On October 9, Vy told her young daughter that guards had beaten and choked her at the Gia Trung Prison, where she is being detained in central Gia Lai province, according to a post on her personal Facebook page maintained by her family, and her father Huynh Ngoc Tuan, who communicated with CPJ via a translator by messaging app.
Tuan told CPJ that the circumstances surrounding Vy’s assault were unclear but said that guards had earlier warned that her monthly visitation rights would be suspended if she spoke about her prison conditions with family and if she continued to advocate for other women prisoners who had been denied family phone calls and visits.
Tuan said Vy submitted an appeal to Gia Trung Prison authorities and the national Department of Prison Management about the abuse but has not yet received any reply.

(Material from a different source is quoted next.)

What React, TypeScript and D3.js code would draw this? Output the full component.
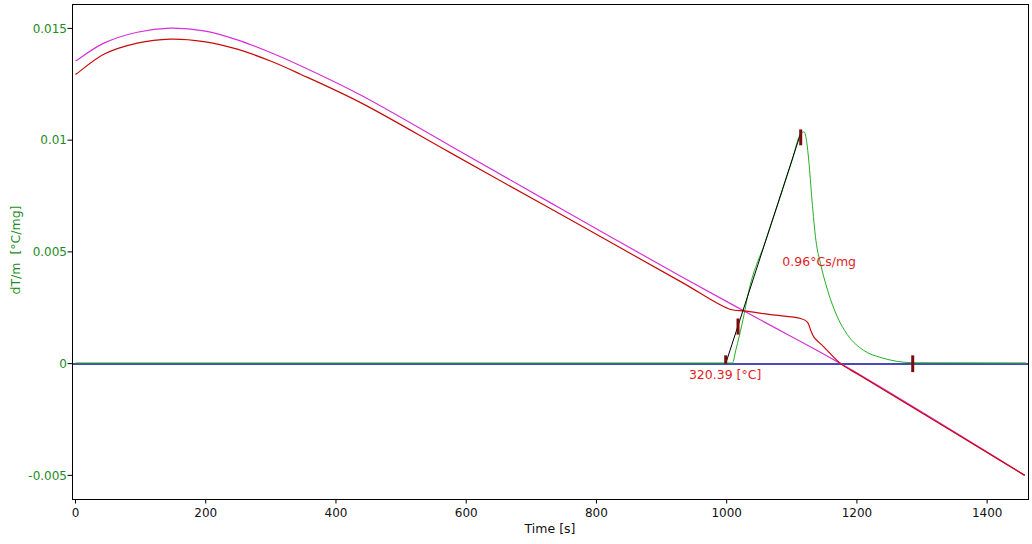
import React from "react";
import * as d3 from "d3";

// ---- data ----
const magentaT = [0, 2.6, 43.5, 94.8, 145.9, 197.1, 248.4, 299.5, 345.6, 437.8, 576, 745, 929.3, 1052.2, 1175.1, 1457.8];
const magentaV = [0.01354, 0.01359, 0.01434, 0.01483, 0.01501, 0.01489, 0.01449, 0.01392, 0.01333, 0.01202, 0.00974, 0.00694, 0.00391, 0.00195, 0.0, -0.005];

const redT = [0, 2.6, 43.5, 94.8, 145.9, 197.1, 248.4, 299.5, 345.6, 437.8, 576, 745, 929.3, 1006.1, 1026.6, 1067.6, 1113.7, 1124, 1129, 1134, 1149.5, 1175, 1206, 1457.8];
const redV = [0.01294, 0.01299, 0.01384, 0.01434, 0.01452, 0.01441, 0.01407, 0.01354, 0.01295, 0.01168, 0.00943, 0.00668, 0.00367, 0.00242, 0.00236, 0.00219, 0.00202, 0.00186, 0.00149, 0.00119, 0.00074, 0.0, -0.00055, -0.005];

const greenT = [0, 1009, 1014, 1019, 1027, 1032, 1060, 1080, 1100, 1114, 1119, 1123, 1126, 1131, 1137, 1144, 1155, 1170, 1185, 1210, 1237, 1262, 1286, 1460];
const greenV = [0.00003, 0.00003, 0.0006, 0.00119, 0.00224, 0.00299, 0.00552, 0.00726, 0.00905, 0.0103, 0.01037, 0.0099, 0.00911, 0.00732, 0.00552, 0.00449, 0.00328, 0.00209, 0.00131, 0.0006, 0.00027, 0.0001, 0.00004, 0.00003];

const baselineT = [-5, 1464];
const baselineV = [-0.00002, -0.00002];

const tangentT = [998.5, 1113.7];
const tangentV = [0, 0.01031];

const markerT = [998.5, 1017.4, 1113.7, 1285.7];
const markerLo = [0, 0.0013, 0.00977, -0.00038];
const markerHi = [0.00037, 0.00202, 0.01048, 0.00037];

const xTicks = [0, 200, 400, 600, 800, 1000, 1200, 1400];
const yTicks = [-0.005, 0, 0.005, 0.01, 0.015];
const yTickLabels = ["-0.005", "0", "0.005", "0.01", "0.015"];

const areaLabel = "0.96°Cs/mg";
const onsetLabel = "320.39 [°C]";
const xTitle = "Time [s]";
const yTitle = "dT/m  [°C/mg]";

// ---- layout ----
const W = 1032;
const H = 544;
const L = 72.5, R = 1028.5, T = 4.5, B = 499.5;
const FONT = "'DejaVu Sans', Verdana, sans-serif";
const TICK_GREEN = "#1c8c1c";

export default function App() {
  const x = d3.scaleLinear().domain([-4.6, 1463.5]).range([L, R]);
  const y = d3.scaleLinear().domain([-0.00608, 0.01607]).range([B, T]);

  const mk = (ts: number[], vs: number[], curve: d3.CurveFactory) =>
    d3
      .line<number>()
      .x((_, i) => x(ts[i]))
      .y((v) => y(v))
      .curve(curve)(vs) || "";

  const smooth = d3.curveCatmullRom.alpha(0.5);
  const magentaPath = mk(magentaT, magentaV, smooth);
  const redPath = mk(redT, redV, smooth);
  const greenPath = mk(greenT, greenV, d3.curveMonotoneX);
  const basePath = mk(baselineT, baselineV, d3.curveLinear);
  const tangentPath = mk(tangentT, tangentV, d3.curveLinear);

  return (
    <svg
      width={W}
      height={H}
      style={{ position: "fixed", left: 0, top: 0, background: "#fff" }}
      fontFamily={FONT}
    >
      <rect x={0} y={0} width={W} height={H} fill="#fff" />
      <defs>
        <clipPath id="plotClip">
          <rect x={L} y={T} width={R - L} height={B - T} />
        </clipPath>
      </defs>

      <g clipPath="url(#plotClip)" fill="none">
        <path d={basePath} stroke="#0c0ca8" strokeWidth={1.5} />
        <path d={greenPath} stroke="#22b022" strokeWidth={1} />
        <path d={magentaPath} stroke="#d631d6" strokeWidth={1.2} />
        <path d={redPath} stroke="#c80a0a" strokeWidth={1.2} />
        <path d={tangentPath} stroke="#000" strokeWidth={1} />
        {markerT.map((t, i) => (
          <rect
            key={i}
            x={x(t) - 1.5}
            y={y(markerHi[i])}
            width={3}
            height={y(markerLo[i]) - y(markerHi[i])}
            fill="#7a0c0c"
          />
        ))}
      </g>

      <text x={x(1085.5)} y={y(0.00436)} fill="#e21d25" fontSize={12.5}>
        {areaLabel}
      </text>
      <text x={x(942)} y={y(-0.00068)} fill="#e21d25" fontSize={12.5}>
        {onsetLabel}
      </text>

      {/* frame */}
      <rect x={L} y={T} width={R - L} height={B - T} fill="none" stroke="#000" strokeWidth={1} />

      {/* x axis */}
      {xTicks.map((t) => (
        <g key={t}>
          <line x1={x(t)} x2={x(t)} y1={B} y2={B + 4} stroke="#000" />
          <text x={x(t)} y={B + 17.5} textAnchor="middle" fontSize={12} fill="#111">
            {t}
          </text>
        </g>
      ))}
      <text x={550} y={533} textAnchor="middle" fontSize={12.5} fill="#111">
        {xTitle}
      </text>

      {/* y axis */}
      {yTicks.map((v, i) => (
        <g key={v}>
          <line x1={L - 5} x2={L} y1={y(v)} y2={y(v)} stroke="#000" />
          <text x={L - 5.5} y={y(v)} dy="0.35em" textAnchor="end" fontSize={12} fill={TICK_GREEN}>
            {yTickLabels[i]}
          </text>
        </g>
      ))}
      <text
        transform="translate(16,250) rotate(-90)"
        textAnchor="middle"
        dy="0.35em"
        fontSize={12.5}
        fill={TICK_GREEN}
        style={{ whiteSpace: "pre" }}
      >
        {yTitle}
      </text>
    </svg>
  );
}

“Vietnam must identify and hold to account those responsible for assaulting jailed journalist Huynh Thuc Vy,” said Shawn Crispin, CPJ’s senior Southeast Asia representative. “It is not the first time authorities have assaulted Vy, and her security is clearly at risk in prison. She and all the journalists Vietnam wrongly holds behind bars should be released immediately.”
Vy, an independent blogger who had covered political, social, environmental, and human rights issues since 2008, is serving a two year and nine month prison sentence handed down in November 2018 for defacing a national flag, an anti-state criminal offense under Article 276 of Vietnam’s penal code, according to news reports and CPJ research.
The court ruled that Vy, a pregnant mother of a two-year-old, would be held under house arrest until her youngest child reached three years of age, according to those sources. Vy faced harassment while under house arrest in 2020, including a July 19 attack when security forces violently snatched a scarf she was wearing after she left her home to visit a church with her infant daughter, according to a statement by the Forum-Asia and 18 other civil society organizations.
According to her father, Vy was taken into custody on December 1, 2021, after a Dak Lak province court revoked her house arrest for unclear reasons. Tuan added that Vy was transferred to Gia Trung Prison, situated over 200 kilometers from her home, in February 2022.
CPJ’s email to Vietnam’s Ministry of Public Security, which oversees the country’s prisons, did not receive a reply. Vietnam ranked as the world’s fourth-worst jailer of journalists, with at least 23 members of the press held behind bars for their work, according to CPJ’s December 1, 2021, prison census.